- [PROVIDED RECORDS]:

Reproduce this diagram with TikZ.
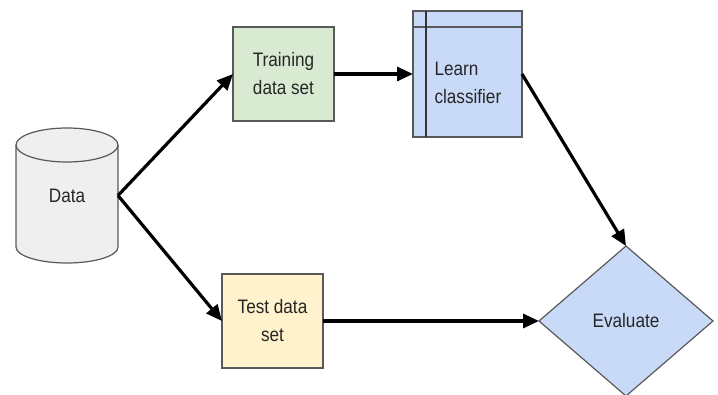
\documentclass[tikz,border=0pt]{standalone}
\usepackage{fontspec}
\setmainfont{Liberation Sans}[FakeStretch=0.88]
\usetikzlibrary{shapes.geometric}
\usetikzlibrary{arrows.meta}
\usetikzlibrary{backgrounds}
\definecolor{edgegray}{HTML}{595959}
\definecolor{datagray}{HTML}{EFEFEF}
\definecolor{traingreen}{HTML}{D9EAD3}
\definecolor{learnblue}{HTML}{C9DAF8}
\definecolor{testyellow}{HTML}{FFF2CC}

\begin{document}
\begin{tikzpicture}[x=1pt,y=1pt,
    font=\fontsize{19.5}{28}\selectfont, text=black!85,
    box/.style={draw=edgegray, line width=1.2pt, inner sep=0pt, outer sep=0pt,
      minimum width=101pt, minimum height=94pt, align=center},
    flow/.style={line width=3.2pt, -{Triangle[length=16pt,width=14pt]}},
  ]
  \useasboundingbox (0,0) rectangle (718,394);

  % data store
  \node[minimum width=102pt, minimum height=135pt, outer sep=0pt] (data) at (67,198.5) {Data};
  \begin{scope}[on background layer]
    \draw[draw=edgegray, line width=1.2pt, fill=datagray]
      ([yshift=-17pt]data.north west) -- ([yshift=16pt]data.south west)
      arc[start angle=180, end angle=360, x radius=51pt, y radius=16pt]
      -- ([yshift=-17pt]data.north east)
      arc[start angle=0, end angle=180, x radius=51pt, y radius=17pt] -- cycle;
    \draw[draw=edgegray, line width=1.2pt] ([yshift=-17pt]data.north west)
      arc[start angle=180, end angle=360, x radius=51pt, y radius=17pt];
  \end{scope}

  \node[box, fill=traingreen] (train) at (283.5,320) {Training\\data set};
  \node[box, fill=testyellow] (test) at (272.5,73) {Test data\\set};

  % classifier box with header strip
  \node[box, fill=learnblue, minimum width=109pt, minimum height=126pt] (learn) at (467.5,320) {};
  \draw[draw=edgegray, line width=1.2pt] ([yshift=-16pt]learn.north west) -- ([yshift=-16pt]learn.north east);
  \draw[draw=black!80, line width=1.2pt] ([xshift=13pt]learn.north west) -- ([xshift=13pt]learn.south west);
  \node[align=left, text width=66pt, inner sep=0pt] (learntext) at ([yshift=-9pt]learn.center) {Learn\\classifier};

  \node[diamond, draw=edgegray, line width=1.2pt, fill=learnblue, inner sep=0pt, outer sep=0pt,
    minimum width=174pt, minimum height=150pt] (eval) at (626,73) {Evaluate};

  \draw[flow] (data.east) -- (train.west);
  \draw[flow] (data.east) -- (test.west);
  \draw[flow] (train.east) -- (learn.west);
  \draw[flow] (learn.east) -- (eval.north);
  \draw[flow] (test.east) -- (eval.west);
\end{tikzpicture}
\end{document}
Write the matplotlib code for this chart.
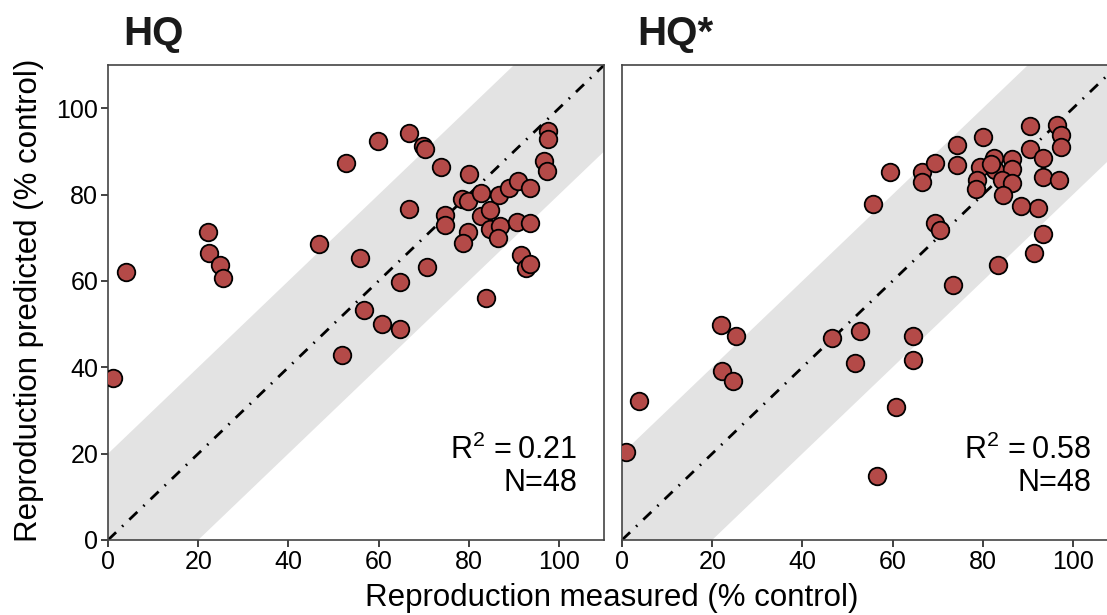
import matplotlib
matplotlib.use("Agg")
import matplotlib.pyplot as plt
import numpy as np

plt.rcParams['font.family'] = ['Liberation Sans', 'DejaVu Sans']
plt.rcParams['mathtext.fontset'] = 'custom'
plt.rcParams['mathtext.rm'] = 'Liberation Sans'
plt.rcParams['mathtext.it'] = 'Liberation Sans'

# ======== Dados =========
hq_measured = [1, 4, 22.2, 22.5, 24.9, 25.5, 46.8, 51.9, 52.8, 55.8, 56.7, 59.8,
               60.8, 64.7, 64.7, 66.7, 66.7, 69.8, 70.2, 70.7, 73.8, 74.8, 74.8, 78.6,
               79.8, 79.9, 78.8, 80.0, 82.7, 82.7, 83.8, 84.8, 84.8, 86.8, 86.9, 86.5,
               89.0, 90.9, 90.7, 91.7, 92.7, 93.7, 93.7, 93.7, 96.7, 97.3, 97.6, 97.6]
hq_predicted = [37.6, 62.2, 71.4, 66.4, 63.7, 60.7, 68.5, 42.9, 87.4, 65.3, 53.3, 92.4,
                50.0, 59.7, 48.8, 94.2, 76.7, 91.2, 90.5, 63.3, 86.4, 75.2, 72.9, 78.9,
                78.5, 71.4, 68.8, 84.9, 80.5, 75.0, 56.0, 76.4, 72.0, 80.0, 72.7, 70.0,
                81.5, 83.1, 73.7, 66.0, 63.1, 63.9, 81.6, 73.4, 87.9, 85.4, 94.7, 92.9]

hqs_measured = [0.8, 3.8, 21.9, 25.3, 22.2, 24.7, 46.5, 52.7, 51.6, 56.6, 60.7, 64.5,
                64.5, 55.6, 59.5, 66.5, 66.5, 69.5, 74.4, 74.4, 80.0, 69.5, 70.6, 73.4,
                83.4, 91.4, 93.4, 92.3, 88.5, 82.5, 79.5, 82.7, 86.5, 86.5, 78.8, 78.5,
                84.2, 86.5, 84.5, 90.4, 90.4, 93.4, 93.4, 97.0, 96.5, 97.4, 97.4, 81.8]
hqs_predicted = [20.4, 32.2, 49.7, 47.2, 39.1, 36.8, 46.7, 48.5, 41.0, 14.8, 30.9, 47.3,
                 41.7, 77.9, 85.3, 85.3, 82.9, 87.4, 91.6, 86.8, 93.3, 73.5, 71.8, 59.0,
                 63.7, 66.4, 70.8, 76.8, 77.4, 88.6, 86.3, 85.8, 88.2, 85.9, 83.5, 81.2,
                 83.5, 82.7, 79.9, 95.8, 90.6, 88.4, 84.1, 83.5, 96.2, 93.9, 91.0, 87.0]

paineis = ["HQ", "HQ*"]
r2_textos = ["0.21", "0.58"]
n_valores = [48, 48]
ticks = [0, 20, 40, 60, 80, 100]
faixa = 20  # largura da faixa cinza (+/-)

cor_ponto = "#b44a48"

# ======== Figura =========
fig = plt.figure(figsize=(11.07, 6.15), dpi=100)
ax1 = fig.add_axes([0.0976, 0.122, 0.448, 0.772])
ax2 = fig.add_axes([0.5619, 0.122, 0.448, 0.772])

dados = [(hq_measured, hq_predicted), (hqs_measured, hqs_predicted)]

for i, ax in enumerate([ax1, ax2]):
    xs, ys = dados[i]
    linha = np.array([0, 110])
    ax.fill_between(linha, linha - faixa, linha + faixa, color="#e3e3e3", lw=0, zorder=1)
    ax.plot(linha, linha, color="black", lw=2.0, linestyle=(0, (4, 3, 0.6, 3)), zorder=2)
    ax.scatter(xs, ys, s=160, facecolor=cor_ponto, edgecolor="black", linewidth=1.3, zorder=3)

    ax.set_xlim(0, 110)
    ax.set_ylim(0, 110)
    ax.set_xticks(ticks)
    ax.set_yticks(ticks)
    ax.tick_params(labelsize=18, length=5, width=1.3, color="#333333", pad=2)
    for s in ax.spines.values():
        s.set_color("#444444")
        s.set_linewidth(1.2)

    ax.text(0.03, 1.025, paineis[i], transform=ax.transAxes, fontsize=29,
            fontweight="bold", ha="left", va="bottom", color="#1a1a1a")
    ax.text(0.946, 0.088, f"R$^2$ =\u2009{r2_textos[i]}\nN={n_valores[i]}",
            transform=ax.transAxes, fontsize=22, ha="right", va="bottom",
            multialignment="right", linespacing=1.1)

ax2.tick_params(labelleft=False, left=False)

fig.text(0.026, 0.512, "Reproduction predicted (% control)", rotation=90,
         fontsize=22.5, ha="center", va="center")
fig.text(0.553, 0.028, "Reproduction measured (% control)", fontsize=22.5,
         ha="center", va="center")

fig.savefig("out.png", dpi=100)
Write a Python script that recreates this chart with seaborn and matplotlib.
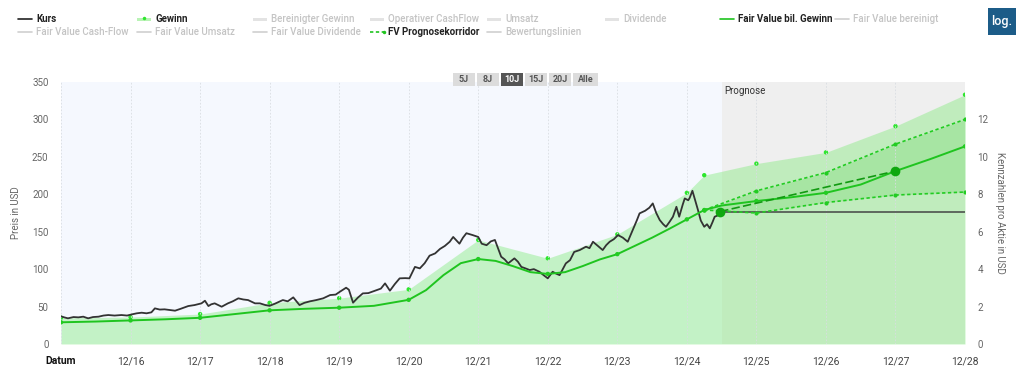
import matplotlib
matplotlib.use("Agg")
import matplotlib.pyplot as plt
from matplotlib.lines import Line2D
from matplotlib.patches import Rectangle
import numpy as np
import pandas as pd
import seaborn as sns

# ---- data ----
# x values are decimal years, 12/15 tick = 2015.96
kurs_year = [2015.96, 2016.01, 2016.06, 2016.14, 2016.21, 2016.28, 2016.35, 2016.42, 2016.50, 2016.57,
             2016.64, 2016.73, 2016.83, 2016.91, 2016.98, 2017.05, 2017.12, 2017.19, 2017.26, 2017.31,
             2017.38, 2017.45, 2017.52, 2017.60, 2017.68, 2017.79, 2017.88, 2017.98, 2018.03, 2018.08,
             2018.12, 2018.17, 2018.27, 2018.36, 2018.43, 2018.51, 2018.58, 2018.65, 2018.75, 2018.82,
             2018.90, 2018.96, 2019.04, 2019.15, 2019.22, 2019.30, 2019.39, 2019.46, 2019.54, 2019.63,
             2019.73, 2019.83, 2019.91, 2019.97, 2020.06, 2020.10, 2020.16, 2020.23, 2020.30, 2020.38,
             2020.50, 2020.56, 2020.62, 2020.69, 2020.76, 2020.83, 2020.91, 2020.97, 2021.05, 2021.12,
             2021.19, 2021.26, 2021.34, 2021.41, 2021.48, 2021.55, 2021.60, 2021.69, 2021.74, 2021.79,
             2021.88, 2021.96, 2022.01, 2022.08, 2022.14, 2022.20, 2022.29, 2022.34, 2022.39, 2022.48,
             2022.53, 2022.58, 2022.64, 2022.70, 2022.76, 2022.84, 2022.90, 2022.96, 2023.03, 2023.08,
             2023.13, 2023.22, 2023.28, 2023.34, 2023.42, 2023.51, 2023.56, 2023.61, 2023.68, 2023.75,
             2023.80, 2023.85, 2023.91, 2023.97, 2024.04, 2024.11, 2024.18, 2024.24, 2024.28, 2024.36,
             2024.42, 2024.47, 2024.52, 2024.57, 2024.62, 2024.66, 2024.71, 2024.76, 2024.81, 2024.85,
             2024.90, 2024.93, 2024.98, 2025.00, 2025.04, 2025.08, 2025.12, 2025.16, 2025.21, 2025.25,
             2025.29, 2025.33, 2025.36, 2025.41, 2025.45]
kurs_usd = [37, 35.5, 34.3, 36, 35.6, 36.5, 34.3, 36, 36.5, 38,
            38.7, 38, 38.7, 38, 39.6, 41, 41.8, 41, 42.3, 47.6,
            46, 46.3, 45.5, 44.5, 47, 50.7, 52, 54.3, 57.8, 50.7,
            53, 54.3, 49.8, 54.3, 57, 61, 59.5, 58.7, 54.3, 54.3,
            52, 51, 54, 58.7, 57, 62.3, 52, 55, 57, 58.7,
            61, 65.4, 66, 69.8, 75.2, 72.5, 55.2, 62, 67.6, 68,
            72.1, 74, 81, 71.2, 80, 87.7, 88, 87.7, 103, 101,
            108, 118, 121, 127, 131, 136.6, 143, 134, 142, 148,
            145.5, 143, 134, 132, 137, 139, 116.6, 113, 107.7, 114.4,
            110, 103, 101, 98.8, 100, 96.5, 92, 87.7, 96.5, 94,
            92, 107.7, 112, 123, 125.5, 130, 128, 136.6, 131, 125.5,
            132, 136.6, 140, 145.5, 142, 136.6, 152, 165, 174.5, 178,
            182, 187.8, 175, 165.6, 160, 156.6, 163, 170, 183.3, 170,
            186, 194.5, 192, 195, 204.7, 192, 179, 165, 156.6, 160,
            154.5, 163, 170, 172, 177]

# last price carried into the forecast window
kurs_flat_year = [2025.44, 2028.96]
kurs_flat_usd = [177, 177]

# Gewinn (EPS, right axis)
gewinn_year = [2015.96, 2016.96, 2017.96, 2018.96, 2019.96, 2020.96, 2021.96, 2022.96,
               2023.96, 2024.96, 2025.21, 2025.96, 2026.96, 2027.96, 2028.96]
gewinn_eps = [1.40, 1.44, 1.60, 2.20, 2.45, 2.92, 5.56, 4.58,
              5.86, 8.08, 9.02, 9.64, 10.24, 11.64, 13.32]

# Fair Value bil. Gewinn (USD)
fv_year = [2015.96, 2016.46, 2016.96, 2017.46, 2017.96, 2018.46, 2018.96, 2019.46, 2019.96,
           2020.46, 2020.96, 2021.21, 2021.46, 2021.71, 2021.96, 2022.21, 2022.46, 2022.71,
           2022.96, 2023.21, 2023.46, 2023.71, 2023.96, 2024.21, 2024.46, 2024.71, 2024.96,
           2025.21, 2025.46, 2025.96, 2026.46, 2026.96, 2027.46, 2027.96, 2028.46, 2028.96]
fv_usd = [29, 30, 31.5, 33, 35, 40, 45, 47, 48.5,
          51, 59, 72, 92, 108, 113.5, 111, 104, 96,
          93.6, 96, 104, 113, 120, 131, 142, 154, 166.5,
          179, 185, 191, 196, 202, 213, 231, 247, 264]
fv_dot_year = [2015.96, 2016.96, 2017.96, 2018.96, 2019.96, 2020.96, 2021.96, 2022.96,
               2023.96, 2024.96, 2025.21, 2025.96, 2026.96, 2027.96, 2028.96]
fv_dot_usd = [29, 31.5, 35, 45, 48.5, 59, 113.5, 93.6, 120, 166.5, 179, 191, 202, 231, 264]

# FV Prognosekorridor (USD)
korr_year = [2025.21, 2025.96, 2026.96, 2027.96, 2028.96]
korr_upper = [179, 204.6, 229, 267, 300]
korr_lower = [179, 175, 189, 199, 203]

# dashed growth line between the two big markers
trend_year = [2025.44, 2027.96]
trend_usd = [177, 231]

x_ticks = [2015.96 + i for i in range(14)]
x_labels = ["Datum", "12/16", "12/17", "12/18", "12/19", "12/20", "12/21",
            "12/22", "12/23", "12/24", "12/25", "12/26", "12/27", "12/28"]
prognose_start = 2025.46

legend_row1 = ["Kurs", "Gewinn", "Bereinigter Gewinn", "Operativer CashFlow",
               "Umsatz", "Dividende", "Fair Value bil. Gewinn", "Fair Value bereinigt"]
legend_row2 = ["Fair Value Cash-Flow", "Fair Value Umsatz", "Fair Value Dividende",
               "FV Prognosekorridor", "Bewertungslinien"]
range_buttons = ["5J", "8J", "10J", "15J", "20J", "Alle"]

# ---- styling ----
sns.set_style("white")
plt.rcParams['font.family'] = ['Roboto', 'DejaVu Sans']

GREEN = "#1fc41f"
DOT = "#2ee62e"
W, H = 1024, 371

fig = plt.figure(figsize=(10.24, 3.71), dpi=100)
ax2 = fig.add_axes([61 / W, 1 - 344 / H, (965 - 61) / W, (344 - 82) / H])
ax = ax2.twinx()
ax.yaxis.tick_left()
ax.yaxis.set_label_position("left")
ax2.yaxis.tick_right()
ax2.yaxis.set_label_position("right")
ax.set_zorder(ax2.get_zorder() + 1)
ax.patch.set_visible(False)

# background: light blue history, grey forecast
ax2.set_facecolor("#f5f8fe")
ax2.axvspan(prognose_start, x_ticks[-1], color="#efefef", lw=0, zorder=0)

# Gewinn area on EPS axis
ax2.fill_between(gewinn_year, gewinn_eps, 0, color="#7fea7a", alpha=0.42, lw=0, zorder=1)
sns.scatterplot(x=gewinn_year, y=gewinn_eps, ax=ax2, color=DOT, s=10, linewidth=0,
                edgecolor="none", zorder=3)

# corridor band
ax.fill_between(korr_year, korr_upper, korr_lower, color="#4fd04a", alpha=0.22, lw=0, zorder=1)

# vertical grid
for xt in x_ticks:
    ax.axvline(xt, color="#d9dde2", lw=0.6, ls=(0, (2, 2)), zorder=1.5)

# Kurs
kurs = pd.DataFrame({"x": kurs_year, "y": kurs_usd})
sns.lineplot(data=kurs, x="x", y="y", ax=ax, color="#333333", lw=1.3, zorder=4)
ax.plot(kurs_flat_year, kurs_flat_usd, color="#444444", lw=1.1, zorder=4)

# Fair value line
sns.lineplot(x=fv_year, y=fv_usd, ax=ax, color=GREEN, lw=1.4, zorder=5)
sns.scatterplot(x=fv_dot_year, y=fv_dot_usd, ax=ax, color="#22cc22", s=10, linewidth=0,
                edgecolor="none", zorder=5)

# corridor lines
for vals in (korr_upper, korr_lower):
    ax.plot(korr_year, vals, color="#22cc22", lw=1.2, ls=(0, (2, 1.5)), marker="o", ms=3,
            mec="none", zorder=5)

# dashed growth line with big markers
ax.plot(trend_year, trend_usd, color="#119a11", lw=1.2, ls=(0, (5, 2)), zorder=6)
ax.plot(trend_year, trend_usd, ls="none", marker="o", ms=7, color="#0fa80f", mec="none", zorder=7)

ax.text(prognose_start + 0.04, 345, "Prognose", fontsize=7, color="#333", va="top", ha="left", zorder=8)

# axes ranges / ticks
ax.set_xlim(x_ticks[0], x_ticks[-1])
ax.set_ylim(0, 350)
ax2.set_ylim(0, 14)
ax.set_yticks(range(0, 351, 50))
ax2.set_yticks(range(0, 13, 2))
ax2.set_xticks(x_ticks)
ax2.set_xticklabels(x_labels)
for lbl in ax2.get_xticklabels():
    lbl.set_color("#444")
ax2.get_xticklabels()[0].set_fontweight("bold")
ax2.get_xticklabels()[0].set_color("#111")
ax2.tick_params(axis="x", length=4, color="#d0d0d0", labelsize=7.5, pad=5)
ax.tick_params(axis="y", length=0, labelsize=7, labelcolor="#666", pad=9)
ax2.tick_params(axis="y", length=0, labelsize=7, labelcolor="#666", pad=9)
ax.set_xlabel("")
ax.set_ylabel("Preis in USD", fontsize=7, color="#666", labelpad=8)
ax2.set_ylabel("Kennzahlen pro Aktie in USD", fontsize=7, color="#666", rotation=270, labelpad=12)
for a in (ax, ax2):
    for s in a.spines.values():
        s.set_visible(False)

# ---- header legend (drawn in figure pixels) ----
def fx(px):
    return px / W

def fy(py):
    return 1 - py / H

col_x = [18, 137, 253, 370, 487, 605, 720, 835]
active = {"Kurs": "#222222", "Gewinn": GREEN, "Fair Value bil. Gewinn": GREEN,
          "FV Prognosekorridor": GREEN}

def legend_item(px, py, label):
    on = label in active
    col = active.get(label, "#cccccc")
    if label in ("Gewinn",):
        fig.patches.append(Rectangle((fx(px), fy(py + 2)), fx(14), 3 / H, transform=fig.transFigure,
                                     color="#b9f3b5", lw=0))
        fig.lines.append(Line2D([fx(px + 7)], [fy(py - 1)], transform=fig.transFigure,
                                marker="o", ms=2.5, color=DOT, mec="none"))
    elif label == "FV Prognosekorridor":
        fig.lines.append(Line2D([fx(px), fx(px + 14)], [fy(py), fy(py)], transform=fig.transFigure,
                                color=col, lw=1.2, ls=(0, (2, 1.5)), marker="o", ms=2.5,
                                markevery=[1], mec="none"))
    elif label in ("Bereinigter Gewinn", "Operativer CashFlow", "Umsatz", "Dividende"):
        fig.patches.append(Rectangle((fx(px), fy(py + 2)), fx(14), 3 / H, transform=fig.transFigure,
                                     color="#e3e3e3", lw=0))
    else:
        fig.lines.append(Line2D([fx(px), fx(px + 14)], [fy(py), fy(py)], transform=fig.transFigure,
                                color=col if on else "#d0d0d0", lw=1.2))
    fig.text(fx(px + 18), fy(py), label, fontsize=7, va="center", ha="left",
             color="#222" if on else "#c4c4c4", fontweight="bold" if on else "medium")

for i, lab in enumerate(legend_row1):
    legend_item(col_x[i], 19, lab)
for i, lab in enumerate(legend_row2):
    legend_item(col_x[i], 32, lab)

# log. button
fig.patches.append(Rectangle((fx(988), fy(35)), fx(28), 27 / H, transform=fig.transFigure,
                             color="#1c5c88", lw=0))
fig.text(fx(1002), fy(21.5), "log.", fontsize=9, color="white", ha="center", va="center",
         fontweight="medium")

# range buttons
bx = [453, 477, 501, 525, 549, 573]
bw = [22, 22, 22, 22, 22, 25]
for x0, w, lab in zip(bx, bw, range_buttons):
    sel = lab == "10J"
    fig.patches.append(Rectangle((fx(x0), fy(86)), fx(w), 13 / H, transform=fig.transFigure,
                                 color="#555555" if sel else "#dcdcdc", lw=0))
    fig.text(fx(x0 + w / 2), fy(79.5), lab, fontsize=6.5, ha="center", va="center",
             color="white" if sel else "#555", fontweight="bold")

fig.savefig("out.png", dpi=100)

- [DESCRIPTION OF THE TASK]: Please repeat exactly the data above from its first line to the line that contains "(0,0) rectangle (718,394);", inclusive, and leave every picture out.

- [EXERCISE RESPONSE]:
Reproduce this diagram with TikZ.
\documentclass[tikz,border=0pt]{standalone}
\usepackage{fontspec}
\setmainfont{Liberation Sans}[FakeStretch=0.88]
\usetikzlibrary{shapes.geometric}
\usetikzlibrary{arrows.meta}
\usetikzlibrary{backgrounds}
\definecolor{edgegray}{HTML}{595959}
\definecolor{datagray}{HTML}{EFEFEF}
\definecolor{traingreen}{HTML}{D9EAD3}
\definecolor{learnblue}{HTML}{C9DAF8}
\definecolor{testyellow}{HTML}{FFF2CC}

\begin{document}
\begin{tikzpicture}[x=1pt,y=1pt,
    font=\fontsize{19.5}{28}\selectfont, text=black!85,
    box/.style={draw=edgegray, line width=1.2pt, inner sep=0pt, outer sep=0pt,
      minimum width=101pt, minimum height=94pt, align=center},
    flow/.style={line width=3.2pt, -{Triangle[length=16pt,width=14pt]}},
  ]
  \useasboundingbox (0,0) rectangle (718,394);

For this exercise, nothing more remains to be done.